In connection with one of the 2011 acquisitions described above, Wendy’s terminated certain pre-existing subleases it had with the franchisee. This pre-existing business relationship between parties to a business acquisition is required to be valued, recognized as income or expense, and excluded from purchase accounting. The termination of these unfavorable subleases as of the date of acquisition resulted in an expense of $2,689, which was offset by a gain of $1,659 for the excess of the fair value of the net assets acquired over the consideration paid, both of which are included in “Other operating expense, net.”

Dispositions

During the year ended December 29, 2013, Wendy’s received cash proceeds of $18,958 from dispositions not part of the system optimization initiative, consisting of (1) $10,305 primarily from the sale of surplus properties and (2) $8,653 resulting from franchisees exercising options to purchase previously leased properties. These sales resulted in a net gain of $4,705 which is included in “Other operating expense, net.” See Note 2 for discussion of restaurant dispositions in connection with our system optimization initiative.

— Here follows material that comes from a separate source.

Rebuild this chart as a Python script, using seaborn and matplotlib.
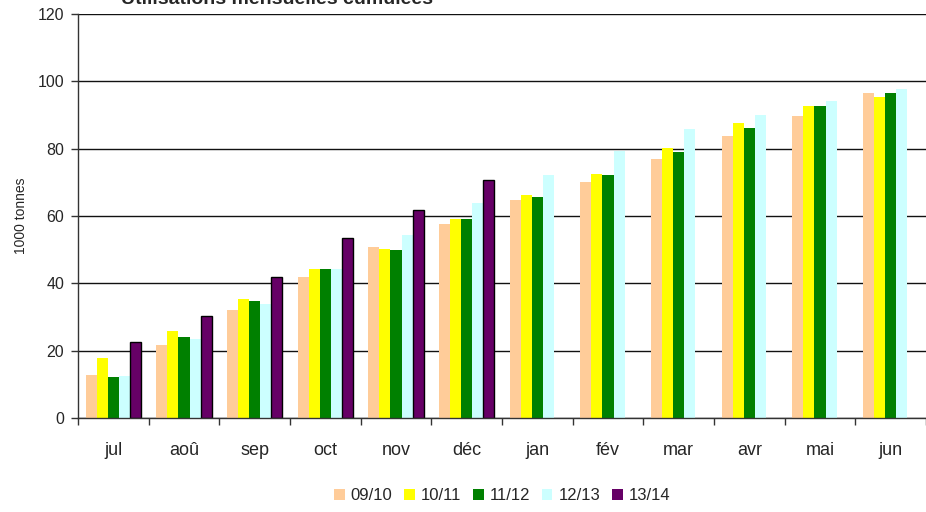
import matplotlib
matplotlib.use("Agg")
import matplotlib.pyplot as plt
import numpy as np
import pandas as pd
import seaborn as sns

months = ["jul", "aoû", "sep", "oct", "nov", "déc",
          "jan", "fév", "mar", "avr", "mai", "jun"]
seasons = ["09/10", "10/11", "11/12", "12/13", "13/14"]
colors = ["#FFCC99", "#FFFF00", "#008000", "#CCFFFF", "#660066"]

s0910 = [12.8, 21.7, 32.0, 42.0, 50.7, 57.5, 64.8, 70.2, 77.0, 83.8, 89.8, 96.6]
s1011 = [17.8, 25.9, 35.3, 44.4, 50.3, 59.0, 66.3, 72.6, 80.3, 87.7, 92.8, 95.4]
s1112 = [12.1, 24.2, 34.8, 44.4, 50.0, 59.0, 65.7, 72.3, 79.1, 86.2, 92.8, 96.6]
s1213 = [12.4, 23.5, 34.0, 44.4, 54.5, 63.9, 72.3, 79.3, 85.9, 90.1, 94.3, 97.8]
s1314 = [22.5, 30.2, 41.8, 53.6, 61.9, 70.7] + [np.nan] * 6

series = [s0910, s1011, s1112, s1213, s1314]
rows = []
for season, vals in zip(seasons, series):
    for m, v in zip(months, vals):
        rows.append({"mois": m, "saison": season, "valeur": v})
df = pd.DataFrame(rows)

sns.set_theme(style="white")
plt.rcParams["font.family"] = ["Liberation Sans", "DejaVu Sans"]

fig = plt.figure(figsize=(9.26, 5.12), dpi=100)
ax = fig.add_axes([78 / 926, 94 / 512, 1 - 78 / 926, 404 / 512])

sns.barplot(data=df, x="mois", y="valeur", hue="saison", order=months,
            hue_order=seasons, palette=colors, width=0.78, gap=0,
            saturation=1, linewidth=0, ax=ax, legend=True)

# only the current season gets a black outline
for bar in ax.containers[4]:
    bar.set_edgecolor("black")
    bar.set_linewidth(1.0)

ax.set_xlim(-0.5, 11.5)
ax.set_ylim(0, 120)
ax.set_yticks(range(0, 121, 20))
ax.set_axisbelow(True)
ax.yaxis.grid(True, color="#111111", linewidth=1)
ax.xaxis.grid(False)

for side in ["top", "right"]:
    ax.spines[side].set_visible(False)
for side in ["left", "bottom"]:
    ax.spines[side].set_color("#333333")
    ax.spines[side].set_linewidth(1)

ax.set_xticks(np.arange(-0.5, 12, 1), minor=True)
ax.tick_params(axis="x", which="major", length=0, labelsize=13, pad=17)
ax.tick_params(axis="x", which="minor", length=5, width=1, color="#333333",
               direction="out", bottom=True)
ax.tick_params(axis="y", length=5, width=1, color="#333333", direction="out",
               left=True, labelsize=11.5, pad=5)

ax.set_xlabel("")
ax.set_ylabel("1000 tonnes", fontsize=10, labelpad=7)

handles, labels = ax.get_legend_handles_labels()
ax.get_legend().remove()
fig.legend(handles, labels, loc="center", ncol=5,
           bbox_to_anchor=(502 / 926, 1 - 496 / 512), frameon=False,
           handlelength=0.65, handleheight=0.65, handletextpad=0.35,
           columnspacing=0.7, fontsize=12)

fig.text(277 / 926, 1 - 4 / 512, "Utilisations mensuelles cumulées",
         ha="center", va="baseline", fontsize=14, fontweight="bold")

fig.savefig("out.png", dpi=100)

During the year ended December 30, 2012, Wendy’s received cash proceeds of $21,023 from dispositions, consisting of (1) $14,059 from the sale of 30 company-owned restaurants to franchisees, (2) $1,874 from the sale of a restaurant to an unrelated third party, (3) $3,550 resulting from franchisees exercising options to purchase previously subleased properties, (4) $941 related to the sale of surplus properties and (5) $599 related to other dispositions. These sales resulted in a net loss of $22.

During the year ended January 1, 2012, Wendy’s received proceeds from dispositions of $6,113, consisting of (1) $3,275 from the sale of five company-owned restaurants to franchisees, (2) $1,075 from the sale of land, building and equipment related to the exercise of a purchase option by a franchisee, (3) $909 from the sale of surplus properties and (4) $854 related to other dispositions. These sales resulted in a net gain of $885.

Other acquisitions and dispositions by the Company for 2011 and by Arby’s through the date of its sale were not significant.